I hear ILY 5 times per day and they are just words.

 

I am envious about all the sex your having :laugh:

Posted

One cute thing you could do ( which I've done) is write " Love you !" in lipstick on his bathroom mirror ! Do this when you will not be around when he see's it and then measure his reaction to it !

 

(Note: the marrying kind find this adorable, so if he has ANY reaction besides the "that is so sweet/cute/love you too" variety, rethink....)

  • Author
Posted
One cute thing you could do ( which I've done) is write " Love you !" in lipstick on his bathroom mirror ! Do this when you will not be around when he see's it and then measure his reaction to it !

 

(Note: the marrying kind find this adorable, so if he has ANY reaction besides the "that is so sweet/cute/love you too" variety, rethink....)

 

Lol.
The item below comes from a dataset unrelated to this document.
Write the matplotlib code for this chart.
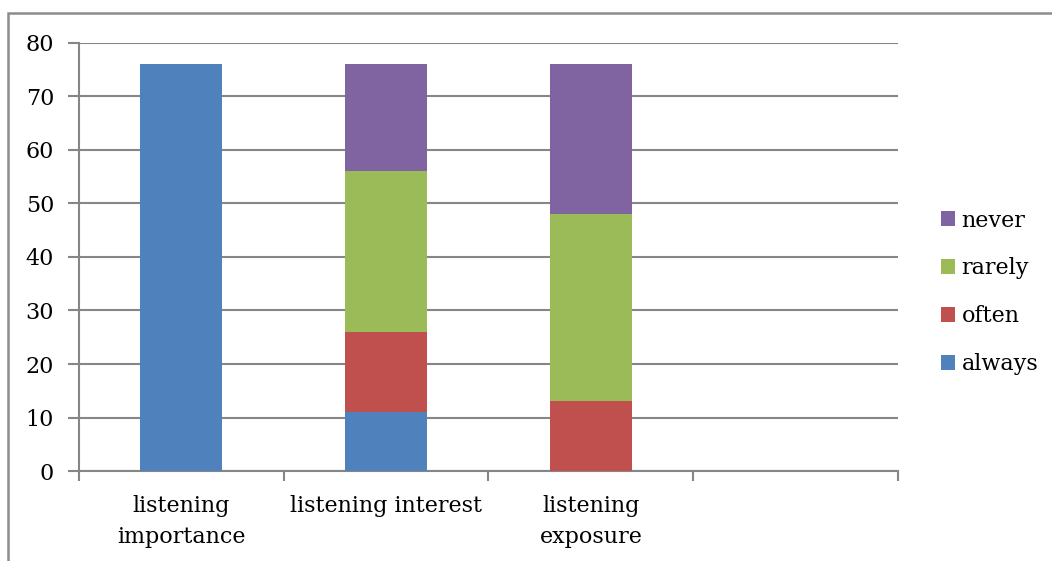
import numpy as np
import matplotlib.pyplot as plt
from matplotlib.patches import Rectangle

# data
categories = ["listening\nimportance", "listening interest", "listening\nexposure", ""]
always = [76, 11, 0, 0]
often = [0, 15, 13, 0]
rarely = [0, 30, 35, 0]
never = [0, 20, 28, 0]

colors = {"always": "#4f81bd", "often": "#c0504d", "rarely": "#9bbb59", "never": "#8064a2"}
grid_col = "#868686"

plt.rcParams['font.family'] = ['DejaVu Serif']
fs = 16

fig = plt.figure(figsize=(10.52, 5.61), dpi=100)
ax = fig.add_axes([0.0751, 0.1604, 0.7785, 0.763])

x = np.arange(len(categories))
w = 0.4
bottom = np.zeros(len(categories))
handles = []
for name, vals in [("always", always), ("often", often), ("rarely", rarely), ("never", never)]:
    b = ax.bar(x, vals, w, bottom=bottom, color=colors[name], label=name, zorder=3)
    handles.append(b)
    bottom += np.array(vals)

ax.set_ylim(0, 80)
ax.set_xlim(-0.5, 3.5)
ax.set_yticks(range(0, 81, 10))
ax.yaxis.grid(True, color=grid_col, linewidth=1.5, zorder=0)
ax.set_xticks(x)
ax.set_xticklabels(categories, fontsize=fs, linespacing=1.55)
ax.set_xticks(np.arange(-0.5, 3.6, 1), minor=True)
ax.tick_params(axis='x', which='major', length=0, pad=17)
ax.tick_params(axis='x', which='minor', length=7, width=1.5, color=grid_col)
ax.tick_params(axis='y', length=8, width=1.5, color=grid_col, labelsize=fs, pad=10)
for s in ['top', 'right']:
    ax.spines[s].set_visible(False)
for s in ['left', 'bottom']:
    ax.spines[s].set_color(grid_col)
    ax.spines[s].set_linewidth(1.5)

leg = fig.legend(handles[::-1], ["always", "often", "rarely", "never"][::-1],
                 loc='upper left', bbox_to_anchor=(0.875, 0.662), frameon=False,
                 fontsize=fs, handlelength=0.65, handleheight=0.65,
                 handletextpad=0.3, labelspacing=1.16)

# outer chart border (cropped at right and bottom)
fig.patches.append(Rectangle((8 / 1052, -0.1), 1.2, 1 - 13 / 561 + 0.1,
                             transform=fig.transFigure, fill=False,
                             edgecolor="#8c8c8c", linewidth=1.8))

fig.savefig("out.png", dpi=100)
Cute tip but that is so far from my style. For one thing, I dont wear lipstick. For another, his bathroom is gross. Weve got piles and piles of dirty clothes on the floor and the bathtub doesn't drain. I think we should clean before decorating the mirror.

Posted

My current beau made it clear to me at the beginning that he's not a vocal guy. He doesn't talk about his feelings. It's been the cause of every one of his break ups. He also told me that he prefers to show someone how he feels.

 

That being said. It's been over 7 months and I do love him. I want to tell him but I fear he'll slink away. I wish he would tell me more of how he felt, but he's told me a lot about his rough childhood and that his family isn't that way.

 

On the other hand, he's shown me all the time that he cares about me. He does all sorts of little things (and big things) for me that indicate he DOES love me even if he cant' say it.

 

I used to always be a big fan of being told ILY but when they're actions spoke something different, I let it slide. This is my first experience with someone showing me they love me, without saying it. As much as I like hearing it - I like it being shown better. Sounds like you have someone similar.

 

So you can accept how he is, or move on if it's not what you need.